Reserve Bank of India (RBI) panel on an external benchmark rate for banks headed by Janak Raj, Principal adviser of Monetary Policy Department has submitted its report. As per the report, several disconcerting banking practices, including violation of the RBI guidelines, inflating of base rate and arbitrary adjustment of spreads are prevalent among major banks in India.
Basic Understanding of Base Rate & MCLR:
Marginal Cost of Funds Based Lending Rate (MCLR), introduced by RBI from April 1, 2016 is the minimum interest rate of a bank below which it cannot lend.
- It serves as an internal benchmark for the bank. Interest rate on corporate and retail loan products is fixed above this rate. Higher difference between benchmark rate and loan rate is more beneficial for the bank from revenue standpoint.
- MCLR was introduced to replace the base rate mechanism.
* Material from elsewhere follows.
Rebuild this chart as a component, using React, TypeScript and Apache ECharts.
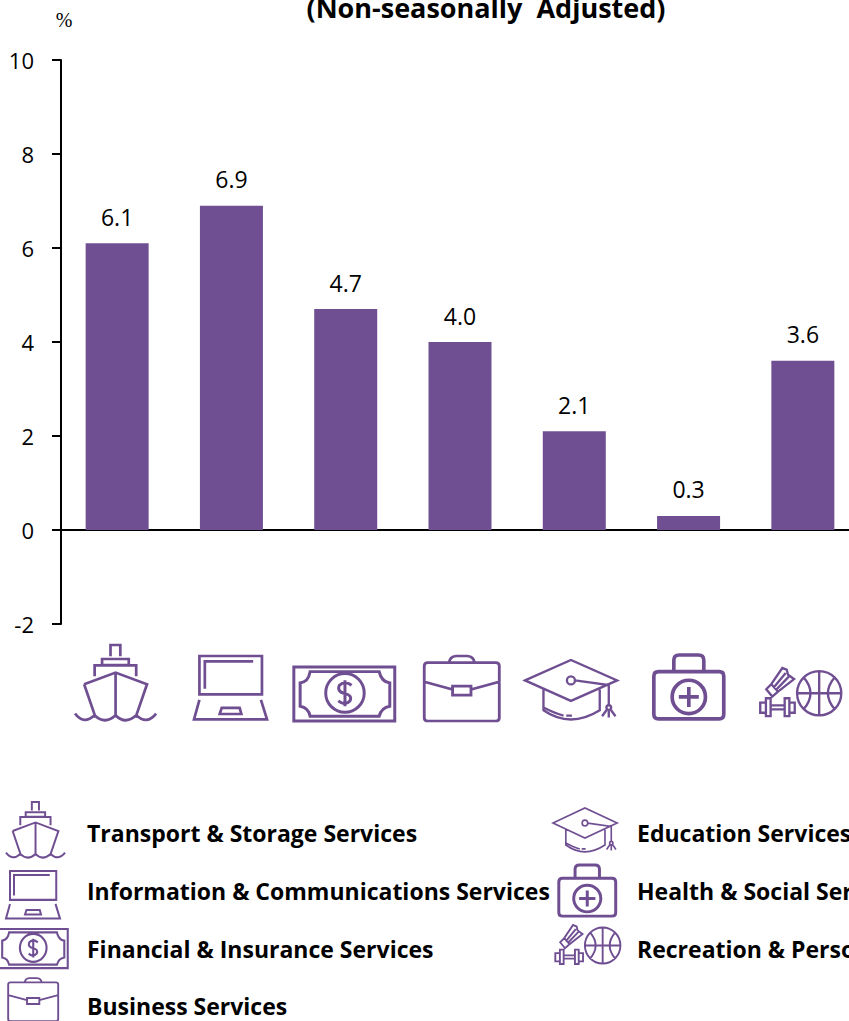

However only around 40 per cent of the corporate portfolio and one-fourth of retail portfolio are currently under the MCLR regime.
Observations by RBI panel:
It has been observed that banks deviated in an ad hoc manner from the specified methodologies for calculating the base rate and MCLR.
- This was done either to inflate the base rate and MCLR or prevent it from falling in line with the actual cost of funds.
- The inflated MCLR results in fixing higher interest rates on various loan products viz. home loans, automobile loans and corporate loans at inflated levels despite the sustained cut in the repo rate by the RBI which brings down the actual cost of funds for the banks.
- Since December 2014, RBI has cut the repo rate by 200 bps. However, on an average the base rates of banks have declined by only 75 bps.
- Passing on the benefit of Repo Rate cut has been significant on new loans (especially home loans) as compared to outstanding loans.
- The panel report also stated that effective interest rate burden on the borrower has remained the same even after switching to the MCLR regime from the base rate regime since April 1, 2016.